## WRITTEN INSTRUCTION:
Nothing but the lines from the top of the data to the line holding "from plotly import graph_objects as go" should be printed, word for word and both ends included; leave the pictures out.
# # # #
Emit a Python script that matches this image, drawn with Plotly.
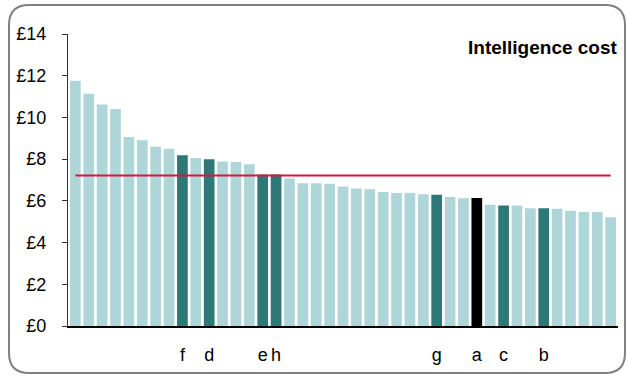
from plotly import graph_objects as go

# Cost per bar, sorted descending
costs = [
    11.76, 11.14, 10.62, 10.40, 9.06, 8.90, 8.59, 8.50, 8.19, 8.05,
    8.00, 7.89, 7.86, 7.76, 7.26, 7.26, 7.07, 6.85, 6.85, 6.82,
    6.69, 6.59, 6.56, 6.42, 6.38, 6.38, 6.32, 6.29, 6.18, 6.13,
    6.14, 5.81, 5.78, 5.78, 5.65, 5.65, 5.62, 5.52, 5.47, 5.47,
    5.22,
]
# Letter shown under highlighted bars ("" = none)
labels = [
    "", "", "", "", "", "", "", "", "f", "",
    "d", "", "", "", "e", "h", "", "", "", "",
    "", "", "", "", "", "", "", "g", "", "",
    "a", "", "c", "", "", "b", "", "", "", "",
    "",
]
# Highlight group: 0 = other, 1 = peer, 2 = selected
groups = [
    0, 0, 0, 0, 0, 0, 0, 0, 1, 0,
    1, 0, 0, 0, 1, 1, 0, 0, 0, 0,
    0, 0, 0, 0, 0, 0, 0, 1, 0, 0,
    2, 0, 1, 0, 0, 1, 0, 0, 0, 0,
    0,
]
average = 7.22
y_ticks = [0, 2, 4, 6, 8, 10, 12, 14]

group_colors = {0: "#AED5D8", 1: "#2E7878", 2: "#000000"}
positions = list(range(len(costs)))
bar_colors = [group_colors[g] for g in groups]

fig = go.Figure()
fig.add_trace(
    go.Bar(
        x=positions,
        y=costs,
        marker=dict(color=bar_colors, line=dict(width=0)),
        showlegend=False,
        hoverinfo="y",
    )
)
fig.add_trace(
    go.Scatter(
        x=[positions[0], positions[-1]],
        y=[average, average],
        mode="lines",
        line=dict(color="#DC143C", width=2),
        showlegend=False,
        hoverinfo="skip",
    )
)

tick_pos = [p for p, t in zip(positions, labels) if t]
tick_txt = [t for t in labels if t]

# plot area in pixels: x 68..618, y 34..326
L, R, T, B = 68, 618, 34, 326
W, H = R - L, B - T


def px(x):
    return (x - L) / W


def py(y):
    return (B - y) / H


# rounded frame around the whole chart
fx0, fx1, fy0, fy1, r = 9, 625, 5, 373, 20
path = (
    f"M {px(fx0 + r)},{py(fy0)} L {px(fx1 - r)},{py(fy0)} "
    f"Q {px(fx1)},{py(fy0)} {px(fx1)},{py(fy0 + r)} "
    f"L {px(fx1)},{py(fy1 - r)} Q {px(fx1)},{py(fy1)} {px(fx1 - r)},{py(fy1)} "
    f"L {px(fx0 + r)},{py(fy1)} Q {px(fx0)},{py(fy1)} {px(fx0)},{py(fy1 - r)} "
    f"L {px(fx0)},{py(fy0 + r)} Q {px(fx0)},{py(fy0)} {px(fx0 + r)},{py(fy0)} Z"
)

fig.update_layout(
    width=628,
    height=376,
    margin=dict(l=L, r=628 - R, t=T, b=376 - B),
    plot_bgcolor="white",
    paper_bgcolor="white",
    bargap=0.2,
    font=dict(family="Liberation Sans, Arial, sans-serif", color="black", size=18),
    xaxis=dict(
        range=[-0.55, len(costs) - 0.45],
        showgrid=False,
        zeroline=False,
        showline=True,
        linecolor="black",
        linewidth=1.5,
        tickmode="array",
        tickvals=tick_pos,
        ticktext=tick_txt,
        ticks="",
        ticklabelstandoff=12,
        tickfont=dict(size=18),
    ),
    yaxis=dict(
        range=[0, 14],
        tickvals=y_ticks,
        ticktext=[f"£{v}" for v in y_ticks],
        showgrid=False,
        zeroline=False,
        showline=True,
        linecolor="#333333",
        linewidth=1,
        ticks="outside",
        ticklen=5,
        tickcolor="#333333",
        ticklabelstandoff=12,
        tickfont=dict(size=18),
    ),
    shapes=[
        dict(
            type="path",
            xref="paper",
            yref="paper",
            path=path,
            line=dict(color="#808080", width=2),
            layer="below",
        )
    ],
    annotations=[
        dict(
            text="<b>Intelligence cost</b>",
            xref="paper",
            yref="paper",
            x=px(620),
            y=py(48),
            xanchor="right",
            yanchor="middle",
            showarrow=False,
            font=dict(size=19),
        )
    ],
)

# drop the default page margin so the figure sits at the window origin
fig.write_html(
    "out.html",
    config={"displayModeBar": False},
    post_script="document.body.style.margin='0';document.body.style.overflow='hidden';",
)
# # # #
## ANSWER TO THE TASK:
Emit a Python script that matches this image, drawn with Plotly.
from plotly import graph_objects as go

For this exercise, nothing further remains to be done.